## Provided material
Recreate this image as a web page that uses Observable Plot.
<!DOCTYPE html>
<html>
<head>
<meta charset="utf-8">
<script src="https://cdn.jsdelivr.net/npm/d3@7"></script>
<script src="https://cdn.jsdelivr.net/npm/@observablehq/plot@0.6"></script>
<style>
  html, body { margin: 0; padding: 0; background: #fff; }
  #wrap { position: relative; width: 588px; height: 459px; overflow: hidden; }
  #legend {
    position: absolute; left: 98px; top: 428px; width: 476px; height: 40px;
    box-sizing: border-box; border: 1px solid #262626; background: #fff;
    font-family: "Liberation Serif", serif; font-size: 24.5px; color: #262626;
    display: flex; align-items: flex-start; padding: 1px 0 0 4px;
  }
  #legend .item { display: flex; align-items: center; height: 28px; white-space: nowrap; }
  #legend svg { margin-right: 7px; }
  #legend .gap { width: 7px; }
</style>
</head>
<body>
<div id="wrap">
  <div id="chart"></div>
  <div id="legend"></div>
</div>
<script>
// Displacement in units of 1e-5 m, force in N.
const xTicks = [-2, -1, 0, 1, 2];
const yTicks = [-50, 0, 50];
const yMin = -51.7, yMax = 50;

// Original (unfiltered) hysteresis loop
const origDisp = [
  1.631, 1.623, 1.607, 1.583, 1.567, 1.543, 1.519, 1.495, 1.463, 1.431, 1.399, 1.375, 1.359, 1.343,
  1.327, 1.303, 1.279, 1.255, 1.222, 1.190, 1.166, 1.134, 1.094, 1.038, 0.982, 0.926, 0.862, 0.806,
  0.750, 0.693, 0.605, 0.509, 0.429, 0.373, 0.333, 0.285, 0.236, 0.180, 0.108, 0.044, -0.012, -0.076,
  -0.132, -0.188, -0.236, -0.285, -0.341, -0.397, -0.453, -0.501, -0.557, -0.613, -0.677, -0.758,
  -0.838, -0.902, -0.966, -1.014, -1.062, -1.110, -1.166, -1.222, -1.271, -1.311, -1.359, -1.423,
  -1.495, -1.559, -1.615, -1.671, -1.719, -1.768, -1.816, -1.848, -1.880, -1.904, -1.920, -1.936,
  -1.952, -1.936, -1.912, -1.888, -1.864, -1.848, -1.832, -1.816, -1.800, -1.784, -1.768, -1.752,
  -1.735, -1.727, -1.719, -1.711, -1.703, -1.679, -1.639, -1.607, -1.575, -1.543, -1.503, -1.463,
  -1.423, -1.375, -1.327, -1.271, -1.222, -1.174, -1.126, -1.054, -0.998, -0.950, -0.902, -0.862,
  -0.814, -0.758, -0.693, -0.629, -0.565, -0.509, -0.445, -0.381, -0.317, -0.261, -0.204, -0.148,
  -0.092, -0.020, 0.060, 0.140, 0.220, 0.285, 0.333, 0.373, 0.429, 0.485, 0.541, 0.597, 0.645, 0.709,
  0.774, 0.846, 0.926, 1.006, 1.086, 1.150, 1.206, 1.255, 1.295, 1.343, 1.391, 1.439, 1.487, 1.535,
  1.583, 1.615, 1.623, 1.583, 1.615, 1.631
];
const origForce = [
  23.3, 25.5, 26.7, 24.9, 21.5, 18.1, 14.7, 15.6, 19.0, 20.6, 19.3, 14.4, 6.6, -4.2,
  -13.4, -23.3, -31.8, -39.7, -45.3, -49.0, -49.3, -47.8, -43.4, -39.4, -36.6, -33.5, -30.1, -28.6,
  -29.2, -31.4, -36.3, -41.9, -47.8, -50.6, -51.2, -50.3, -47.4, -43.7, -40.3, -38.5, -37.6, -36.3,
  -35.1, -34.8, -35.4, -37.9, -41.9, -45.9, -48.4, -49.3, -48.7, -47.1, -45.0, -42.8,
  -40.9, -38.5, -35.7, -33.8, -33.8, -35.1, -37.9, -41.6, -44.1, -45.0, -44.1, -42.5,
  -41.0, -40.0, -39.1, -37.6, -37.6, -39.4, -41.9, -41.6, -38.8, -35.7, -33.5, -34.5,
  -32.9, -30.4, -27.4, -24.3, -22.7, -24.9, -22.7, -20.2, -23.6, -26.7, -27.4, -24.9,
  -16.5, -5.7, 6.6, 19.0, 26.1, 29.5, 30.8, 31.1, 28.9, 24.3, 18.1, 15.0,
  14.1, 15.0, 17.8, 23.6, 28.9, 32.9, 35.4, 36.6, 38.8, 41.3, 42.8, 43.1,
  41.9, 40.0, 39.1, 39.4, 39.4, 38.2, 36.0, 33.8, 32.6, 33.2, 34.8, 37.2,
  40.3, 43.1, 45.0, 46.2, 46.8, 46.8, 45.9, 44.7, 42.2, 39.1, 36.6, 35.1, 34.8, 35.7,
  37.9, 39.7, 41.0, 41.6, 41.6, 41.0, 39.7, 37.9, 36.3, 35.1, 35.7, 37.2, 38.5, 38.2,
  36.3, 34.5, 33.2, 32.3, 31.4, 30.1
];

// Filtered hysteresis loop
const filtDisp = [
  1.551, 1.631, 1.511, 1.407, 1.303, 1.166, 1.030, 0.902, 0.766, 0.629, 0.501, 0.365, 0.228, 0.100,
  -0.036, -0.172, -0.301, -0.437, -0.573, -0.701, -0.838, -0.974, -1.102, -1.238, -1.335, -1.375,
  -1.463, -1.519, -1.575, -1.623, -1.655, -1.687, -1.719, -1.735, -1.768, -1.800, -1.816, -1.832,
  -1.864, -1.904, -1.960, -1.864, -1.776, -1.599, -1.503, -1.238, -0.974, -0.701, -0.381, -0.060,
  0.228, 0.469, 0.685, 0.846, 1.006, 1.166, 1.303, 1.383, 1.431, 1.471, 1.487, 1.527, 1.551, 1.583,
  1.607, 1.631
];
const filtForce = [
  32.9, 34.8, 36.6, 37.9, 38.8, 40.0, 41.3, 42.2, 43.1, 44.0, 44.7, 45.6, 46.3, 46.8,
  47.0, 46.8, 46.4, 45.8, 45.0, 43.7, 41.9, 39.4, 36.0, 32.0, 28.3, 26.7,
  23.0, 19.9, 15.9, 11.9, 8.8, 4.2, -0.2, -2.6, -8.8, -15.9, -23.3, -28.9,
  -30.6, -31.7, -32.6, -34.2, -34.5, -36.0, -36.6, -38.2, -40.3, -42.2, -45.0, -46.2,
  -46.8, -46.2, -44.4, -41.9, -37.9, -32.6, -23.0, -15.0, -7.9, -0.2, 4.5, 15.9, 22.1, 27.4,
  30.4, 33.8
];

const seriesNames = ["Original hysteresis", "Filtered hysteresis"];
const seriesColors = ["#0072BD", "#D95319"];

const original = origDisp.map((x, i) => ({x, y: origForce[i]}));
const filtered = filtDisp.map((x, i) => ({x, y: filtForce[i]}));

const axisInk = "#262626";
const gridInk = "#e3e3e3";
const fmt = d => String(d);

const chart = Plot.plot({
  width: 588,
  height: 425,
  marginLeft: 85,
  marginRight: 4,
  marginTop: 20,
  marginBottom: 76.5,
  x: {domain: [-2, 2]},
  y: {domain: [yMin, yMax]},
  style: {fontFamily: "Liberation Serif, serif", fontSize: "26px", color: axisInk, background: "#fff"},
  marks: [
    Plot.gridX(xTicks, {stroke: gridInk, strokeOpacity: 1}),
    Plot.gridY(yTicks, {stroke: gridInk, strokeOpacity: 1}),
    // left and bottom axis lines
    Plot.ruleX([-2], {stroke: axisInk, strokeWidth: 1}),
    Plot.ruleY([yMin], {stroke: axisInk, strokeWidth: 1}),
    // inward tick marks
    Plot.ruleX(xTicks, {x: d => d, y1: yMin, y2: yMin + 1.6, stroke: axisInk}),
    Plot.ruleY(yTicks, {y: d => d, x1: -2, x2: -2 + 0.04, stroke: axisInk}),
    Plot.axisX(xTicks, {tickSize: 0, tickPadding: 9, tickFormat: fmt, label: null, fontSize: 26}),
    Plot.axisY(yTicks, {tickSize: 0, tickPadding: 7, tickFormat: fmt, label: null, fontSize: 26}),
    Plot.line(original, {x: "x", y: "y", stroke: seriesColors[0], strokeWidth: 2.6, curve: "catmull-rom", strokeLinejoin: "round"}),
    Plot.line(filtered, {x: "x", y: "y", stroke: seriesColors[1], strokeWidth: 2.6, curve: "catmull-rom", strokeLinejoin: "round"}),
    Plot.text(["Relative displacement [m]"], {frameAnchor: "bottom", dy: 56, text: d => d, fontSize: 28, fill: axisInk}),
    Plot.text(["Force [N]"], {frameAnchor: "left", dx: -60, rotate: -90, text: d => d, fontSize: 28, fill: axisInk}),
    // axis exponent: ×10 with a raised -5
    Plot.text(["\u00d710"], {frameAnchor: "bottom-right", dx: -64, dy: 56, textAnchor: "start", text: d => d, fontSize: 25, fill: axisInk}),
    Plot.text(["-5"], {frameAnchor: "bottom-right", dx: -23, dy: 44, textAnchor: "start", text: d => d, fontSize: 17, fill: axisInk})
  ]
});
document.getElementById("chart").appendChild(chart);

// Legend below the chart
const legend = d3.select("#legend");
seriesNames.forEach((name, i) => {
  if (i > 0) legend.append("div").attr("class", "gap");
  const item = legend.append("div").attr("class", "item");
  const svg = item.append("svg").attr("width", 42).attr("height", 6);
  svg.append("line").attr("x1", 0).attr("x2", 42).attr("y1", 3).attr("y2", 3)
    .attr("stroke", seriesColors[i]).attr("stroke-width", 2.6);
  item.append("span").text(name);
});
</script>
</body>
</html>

## Written request
Your task is to quote the lines above, beginning with the first and ending with the one that holds "const yMin = -51.7, yMax = 50;".

## Written answer
Recreate this image as a web page that uses Observable Plot.
<!DOCTYPE html>
<html>
<head>
<meta charset="utf-8">
<script src="https://cdn.jsdelivr.net/npm/d3@7"></script>
<script src="https://cdn.jsdelivr.net/npm/@observablehq/plot@0.6"></script>
<style>
  html, body { margin: 0; padding: 0; background: #fff; }
  #wrap { position: relative; width: 588px; height: 459px; overflow: hidden; }
  #legend {
    position: absolute; left: 98px; top: 428px; width: 476px; height: 40px;
    box-sizing: border-box; border: 1px solid #262626; background: #fff;
    font-family: "Liberation Serif", serif; font-size: 24.5px; color: #262626;
    display: flex; align-items: flex-start; padding: 1px 0 0 4px;
  }
  #legend .item { display: flex; align-items: center; height: 28px; white-space: nowrap; }
  #legend svg { margin-right: 7px; }
  #legend .gap { width: 7px; }
</style>
</head>
<body>
<div id="wrap">
  <div id="chart"></div>
  <div id="legend"></div>
</div>
<script>
// Displacement in units of 1e-5 m, force in N.
const xTicks = [-2, -1, 0, 1, 2];
const yTicks = [-50, 0, 50];
const yMin = -51.7, yMax = 50;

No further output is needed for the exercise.